Fig. A. Montmartre.
[mɔ̃t la dəsy ty vɛʁa mɔ̃maʁtʁ] (LOC. TOURIST. SEX.)
Il est des mots anodins qui, sous des airs innocents et quasi enfantins, dissimulent des intentions nettement moins candides.
Monte là-dessus, tu verras Montmartre est de ceux-ci : une invitation qui, en sus de proposer une balade touristique dans Paname pour admirer la Butte, se double d’un clin d’œil grivois que seuls les esprits un tant soit peu roués sauront capter. Pas vraiment faite pour les poulbots, donc. Et un vrai piège à touristes.
Au premier abord, la phrase semble n’être qu’une manière aidante d’inciter à prendre de la hauteur pour mieux admirer la capitale. Montmartre, avec ses célèbres escaliers, sert ici d’appât : l’excursionniste s’imagine grimpant une chaise, un tabouret, un muret, pour embrasser du regard le Sacré-Cœur ou la place du Tertre. De là-haut c’est sûr, ce sera encore plus beau…
C’est oublier que la langue populaire ne laisse jamais une occasion de faire un pas de côté, surtout lorsqu’il s’agit de causer gaudriole avec une Américaine in Paris ou une petite provinciale de passage. Monte là-dessus, tu verras Montmartre, sous ses faux airs d’indication topographique, est avant tout une farce de corps de garde, un double sens pour inviter quelqu’un(e) à grimper un monticule pas franchement touristique.
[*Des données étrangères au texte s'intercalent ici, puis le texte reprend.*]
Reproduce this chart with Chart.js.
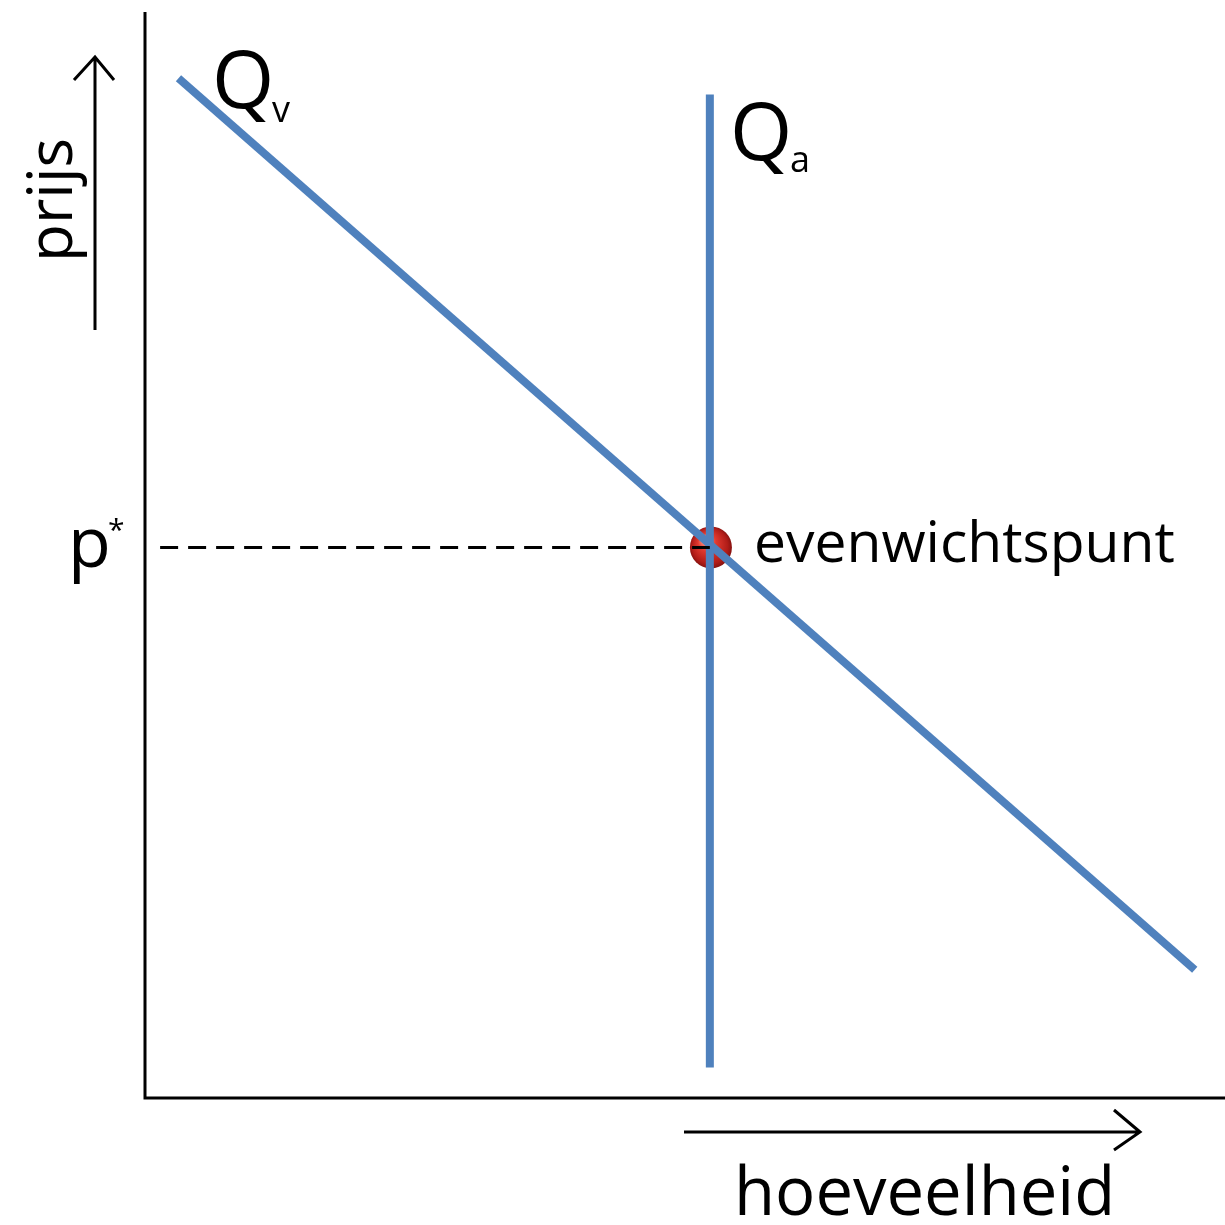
<!DOCTYPE html>
<html>
<head>
<meta charset="utf-8">
<script src="https://cdn.jsdelivr.net/npm/chart.js@4"></script>
<style>
  html, body { margin: 0; padding: 0; background: #fff; overflow: hidden; }
  canvas { display: block; }
</style>
</head>
<body>
<canvas id="myChart" width="1225" height="1225"></canvas>
<script>
// aanbod (vertical) and vraag (sloping) lines, quantity 0-100 / price 0-100
const vraagQ = [3.1, 97.2];
const vraagP = [93.9, 11.8];
const aanbodQ = [52.3, 52.3];
const aanbodP = [92.4, 2.8];
const evenwichtQ = 52.4;
const evenwichtP = 50.7;
const prijsStreepQ = [1.4, 52.3];

const blauw = '#4f81bd';

const pts = (xs, ys) => xs.map((x, i) => ({ x: x, y: ys[i] }));

// labels + axes + arrows
const tekstPlugin = {
  id: 'tekst',
  beforeDatasetsDraw(chart) {
    const c = chart.ctx, a = chart.chartArea;
    c.save();
    c.strokeStyle = '#000';
    c.lineWidth = 3;
    c.beginPath();
    c.moveTo(a.left, a.top);
    c.lineTo(a.left, a.bottom);
    c.lineTo(a.right, a.bottom);
    c.stroke();
    c.restore();
  },
  afterDraw(chart) {
    const c = chart.ctx;
    c.save();
    c.fillStyle = '#000';
    c.strokeStyle = '#000';
    c.textBaseline = 'alphabetic';

    // arrows
    c.lineWidth = 3;
    c.beginPath();
    c.moveTo(95, 330); c.lineTo(95, 57);
    c.moveTo(74, 80); c.lineTo(95, 57); c.lineTo(114, 80);
    c.moveTo(684, 1132); c.lineTo(1140, 1132);
    c.moveTo(1114, 1110); c.lineTo(1140, 1132); c.lineTo(1114, 1150);
    c.stroke();

    // Qv
    c.font = '80px "Open Sans"';
    c.fillText('Q', 212, 108);
    c.font = '36px "Open Sans"';
    c.fillText('v', 272, 122);
    // Qa
    c.font = '80px "Open Sans"';
    c.fillText('Q', 730, 160);
    c.font = '36px "Open Sans"';
    c.fillText('a', 790, 172);
    // p*
    c.font = '70px "Open Sans"';
    c.fillText('p', 68, 567);
    c.font = '30px "Open Sans"';
    c.fillText('*', 108, 540);

    // evenwichtspunt
    c.font = '57px "Open Sans"';
    c.fillText('evenwichtspunt', 754, 562);
    // hoeveelheid
    c.font = '67px "Open Sans"';
    c.fillText('hoeveelheid', 734, 1215);
    // prijs
    c.translate(72, 262);
    c.rotate(-Math.PI / 2);
    c.font = '62px "Open Sans"';
    c.fillText('prijs', 0, 0);
    c.restore();
  }
};

new Chart(document.getElementById('myChart'), {
  type: 'scatter',
  data: {
    datasets: [
      {
        label: 'p*',
        data: pts(prijsStreepQ, [evenwichtP, evenwichtP]),
        showLine: true,
        borderColor: '#000',
        borderWidth: 3,
        borderDash: [18, 10],
        pointRadius: 0
      },
      {
        label: 'Qv',
        data: pts(vraagQ, vraagP),
        showLine: true,
        borderColor: blauw,
        borderWidth: 8,
        pointRadius: 0
      },
      {
        label: 'Qa',
        data: pts(aanbodQ, aanbodP),
        showLine: true,
        borderColor: blauw,
        borderWidth: 8,
        pointRadius: 0
      },
      {
        label: 'evenwichtspunt',
        data: [{ x: evenwichtQ, y: evenwichtP }],
        pointRadius: 21,
        borderWidth: 0,
        backgroundColor: (ctx) => {
          const ch = ctx.chart;
          if (!ch.chartArea || !ctx.raw) return '#c0302a';
          const px = ch.scales.x.getPixelForValue(ctx.raw.x);
          const py = ch.scales.y.getPixelForValue(ctx.raw.y);
          const g = ch.ctx.createRadialGradient(px - 6, py - 8, 2, px, py, 22);
          g.addColorStop(0, '#ff9a8c');
          g.addColorStop(0.35, '#e0392f');
          g.addColorStop(0.8, '#b01c18');
          g.addColorStop(1, '#7d100e');
          return g;
        }
      }
    ]
  },
  options: {
    responsive: false,
    animation: false,
    layout: { autoPadding: false, padding: { left: 145, right: 0, top: 12, bottom: 127 } },
    plugins: { legend: { display: false }, tooltip: { enabled: false } },
    scales: {
      x: { type: 'linear', min: 0, max: 100, display: false },
      y: { type: 'linear', min: 0, max: 100, display: false }
    }
  },
  plugins: [tekstPlugin]
});
</script>
</body>
</html>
La promesse panoramique devient proposition érotique
La promesse panoramique devient proposition érotique : on monte, mais ce que l’on découvre au sommet ne ressemble en rien à Montmartre. « Vas-y Mireille, monte là-dessus, tu verras Montmartre, et si t’as du bol, t’y verras aussi les étoiles » aurait pu ajouter Bérurier, fidèle compagnon du commissaire San-Antonio qui avait porté au sommet des acrobaties passionnelles cette ascension de la rue Lepic chevauché d’une cavalière perchée profitant du spectacle tout montant au septième ciel.
Pour peu qu’on s’interroge sur le panorama promis par la grimpette, on aboutit très vite à la Dame de fer. Érigée fièrement au centre de la capitale, élancée, métallique et campée sur ses fondations, elle est la métaphore verticale qui seule puisse permettre de bien voir Montmartre. De son deuxième étage – soit presque au firmament – elle offre ce paradis inégalé qu’est un Paris by night. Les autres villes du monde ne s’y sont pas risqué malgré leurs atouts indéniables. Pas de « monte là-dessus tu verras San Marco » à Venise, pas de « monte là-dessus tu verras Central Park » à New York.
Typique du registre argotique parisien, cette expression a fleuri dans les estaminets et les offices du tourisme où l’on ne rechignait jamais à aider sa prochaine. La capitale accueillant toujours autant de visiteuses, il est étrange que son usage ait disparu. À moins que saccagée par la modernité elle n’ait perdu de son attrait et de sa gouaille.